- Theatrical release Poster
- Directed by: Rudolf van den Berg
- Written by: Michael O'Loughlin; Rudolf van den Berg;
- Produced by: Pierre Spengler
- Starring: Burt Reynolds; Julie Christie;
- Cinematography: Gábor Szabó
- Edited by: Kant Pan
- Production companies: Overseas Filmgroup; Cadenza Films;
- Distributed by: A-Film Distribution (Netherlands)
- Release date: February 21, 2002;
- Running time: 93 minutes
- Countries: Netherlands; United Kingdom; United States;
- Language: English
- Budget: $11,000,000

= Snapshots (2002 film) =

2002 film

Snapshots is a 2002 Anglo-American-Dutch film directed by Rudolf van den Berg starring Burt Reynolds and Julie Christie.
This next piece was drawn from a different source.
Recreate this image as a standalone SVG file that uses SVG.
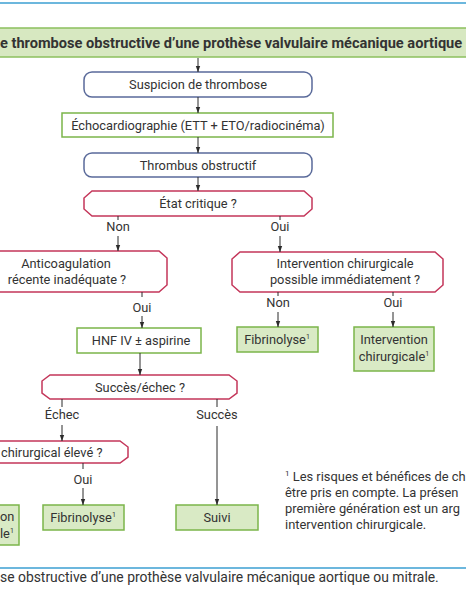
<svg xmlns="http://www.w3.org/2000/svg" width="466" height="600" viewBox="0 0 466 600">
<defs>
<marker id="ah" viewBox="0 0 6 6" refX="6" refY="3" markerWidth="6" markerHeight="6" orient="auto" markerUnits="userSpaceOnUse">
<path d="M0,0.8 L6,3 L0,5.2 Z" fill="#2b2b2b"/>
</marker>
<style>
text{font-family:"Roboto","Liberation Sans",sans-serif;font-size:12.8px;fill:#333;}
.t{text-anchor:middle;}
.b{font-weight:bold;font-size:14.6px;}
.blue{fill:#fff;stroke:#5a6a9a;stroke-width:1.5;}
.red{fill:#fff;stroke:#c4365a;stroke-width:1.5;}
.gw{fill:#fff;stroke:#7bb54a;stroke-width:1.5;}
.gf{fill:#d9eac5;stroke:#7bb54a;stroke-width:1.5;}
.c line{stroke:#2b2b2b;stroke-width:1;}
.sep{stroke:#3b9fd2;stroke-width:1.5;}
.fn{font-size:12.9px;}
.cap{font-size:13.9px;}
</style>
</defs>
<rect width="466" height="600" fill="#fff"/>
<line class="sep" x1="0" y1="3" x2="466" y2="3"/>
<g id="title">
<rect x="-2" y="28" width="470" height="29" fill="#d7e8c1" stroke="#8cc05e" stroke-width="1.5"/>
<text class="b" x="0" y="47.5">e thrombose obstructive d’une prothèse valvulaire mécanique aortique</text>
</g>
<g id="suspicion">
<rect class="blue" x="84" y="72" width="228" height="25" rx="8"/>
<text class="t" x="198" y="89">Suspicion de thrombose</text>
</g>
<g id="echo">
<rect class="gw" x="62" y="113" width="271" height="24"/>
<text class="t" x="198" y="129.5">Échocardiographie (ETT + ETO/radiocinéma)</text>
</g>
<g id="thrombus">
<rect class="blue" x="84" y="153" width="228" height="24" rx="8"/>
<text class="t" x="198" y="169.5">Thrombus obstructif</text>
</g>
<g id="etat">
<path class="red" d="M92,191 H304 L312,198 V209 L304,216 H92 L84,209 V198 Z"/>
<text class="t" x="198" y="208">État critique ?</text>
</g>
<g id="anticoag">
<path class="red" d="M-40,251 H159 L167,258 V285 L159,292 H-40 Z"/>
<text class="t" x="66" y="268">Anticoagulation</text>
<text class="t" x="67" y="284">récente inadéquate ?</text>
</g>
<g id="intervq">
<path class="red" d="M240,252 H435 L443,259 V285 L435,292 H240 L232,285 V259 Z"/>
<text class="t" x="345" y="268">Intervention chirurgicale</text>
<text class="t" x="345" y="284">possible immédiatement ?</text>
</g>
<g id="hnf">
<rect class="gw" x="77" y="328" width="124" height="25"/>
<text class="t" x="141" y="345">HNF IV ± aspirine</text>
</g>
<g id="fibrino1">
<rect class="gf" x="237" y="327" width="81" height="25"/>
<text class="t" x="277" y="344">Fibrinolyse<tspan font-size="7" dy="-5">1</tspan></text>
</g>
<g id="interv1">
<rect class="gf" x="354" y="327" width="80" height="44"/>
<text class="t" x="394" y="344">Intervention</text>
<text class="t" x="394" y="361">chirurgicale<tspan font-size="7" dy="-5">1</tspan></text>
</g>
<g id="succes">
<path class="red" d="M50,375 H229 L237,381 V393 L229,399 H50 L42,393 V381 Z"/>
<text class="t" x="140" y="391.5">Succès/échec ?</text>
</g>
<g id="risque">
<path class="red" d="M-20,441 H120 L128,447 V457 L120,463 H-20 Z"/>
<text x="1" y="456.5">chirurgical élevé ?</text>
</g>
<g id="interv2">
<rect class="gf" x="-10" y="505" width="29" height="40"/>
<text x="0" y="521">on</text>
<text x="0" y="538">le<tspan font-size="7" dy="-5">1</tspan></text>
</g>
<g id="fibrino2">
<rect class="gf" x="43" y="505" width="81" height="25"/>
<text class="t" x="83" y="522">Fibrinolyse<tspan font-size="7" dy="-5">1</tspan></text>
</g>
<g id="suivi">
<rect class="gf" x="176" y="505" width="82" height="25"/>
<text class="t" x="217" y="522">Suivi</text>
</g>
<g class="c" id="connectors">
<line x1="198" y1="58" x2="198" y2="72" marker-end="url(#ah)"/>
<line x1="198" y1="97" x2="198" y2="113" marker-end="url(#ah)"/>
<line x1="198" y1="137" x2="198" y2="153" marker-end="url(#ah)"/>
<line x1="198" y1="177" x2="198" y2="191" marker-end="url(#ah)"/>
<line x1="118" y1="216" x2="118" y2="220"/>
<line x1="118" y1="236" x2="118" y2="251" marker-end="url(#ah)"/>
<line x1="280" y1="216" x2="280" y2="220"/>
<line x1="280" y1="236" x2="280" y2="252" marker-end="url(#ah)"/>
<line x1="142" y1="292" x2="142" y2="297"/>
<line x1="142" y1="316" x2="142" y2="328" marker-end="url(#ah)"/>
<line x1="278" y1="292" x2="278" y2="296"/>
<line x1="278" y1="312" x2="278" y2="327" marker-end="url(#ah)"/>
<line x1="393" y1="292" x2="393" y2="296"/>
<line x1="393" y1="312" x2="393" y2="327" marker-end="url(#ah)"/>
<line x1="140" y1="353" x2="140" y2="375" marker-end="url(#ah)"/>
<line x1="62" y1="399" x2="62" y2="407"/>
<line x1="62" y1="425" x2="62" y2="441" marker-end="url(#ah)"/>
<line x1="217" y1="399" x2="217" y2="407"/>
<line x1="217" y1="426" x2="217" y2="505" marker-end="url(#ah)"/>
<line x1="83" y1="463" x2="83" y2="469"/>
<line x1="83" y1="488" x2="83" y2="505" marker-end="url(#ah)"/>
</g>
<g id="labels">
<text class="t" x="118" y="231">Non</text>
<text class="t" x="280" y="231">Oui</text>
<text class="t" x="142" y="312">Oui</text>
<text class="t" x="278" y="307">Non</text>
<text class="t" x="393" y="307">Oui</text>
<text class="t" x="62" y="419">Échec</text>
<text class="t" x="217" y="419">Succès</text>
<text class="t" x="83" y="484">Oui</text>
</g>
<g id="footnote">
<text class="fn" x="285" y="481"><tspan font-size="8" dy="-5">1</tspan><tspan dy="5"> Les risques et bénéfices de ch</tspan></text>
<text class="fn" x="285" y="497">être pris en compte. La présen</text>
<text class="fn" x="285" y="513">première génération est un arg</text>
<text class="fn" x="285" y="529">intervention chirurgicale.</text>
</g>
<line class="sep" x1="0" y1="568" x2="466" y2="568"/>
<text class="cap" x="0" y="582">se obstructive d’une prothèse valvulaire mécanique aortique ou mitrale.</text>
</svg>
Reynolds and Christie, though top-billed, have less screen time than does Carmen Chaplin, as a young woman on a journey of discovery. Chaplin's story mirrors the relationship between Reynolds and Christie characters in their earlier life, which is told in flashbacks.

==Plot==
Expatriate American Larry J. Brodsky owns a second-hand bookstore in Amsterdam. When Aïsha, a young woman who looks like Larry's lost love from Morocco, walks into his store, Larry rethinks his life as he remembers his past.

==Cast==
- Burt Reynolds as Reverend E.F. Bolton
- Julie Christie as Nadine Bolton
- Carmen Chaplin as Aïsha

==Production==
The working title of the film was The Hermit of Amsterdam. Budgeted at $11 million, Snapshots was filmed in Amsterdam and Haarlem in Noord-Holland in The Netherlands, in Morocco and in Los Angeles.

==Critical response==
The film "could have been an edgy, psychosexual indie drama" with better focus on its themes, commented Wayne Byrne in his book about Reynolds. A review in Variety stated that the film's "sheer silliness is ultimately its main appeal, though Burt Reynolds fans may get some kinky pleasure out of hearing thesp quote Ezra Pound in his second-hand bookstore overlooking a scenic Dutch canal."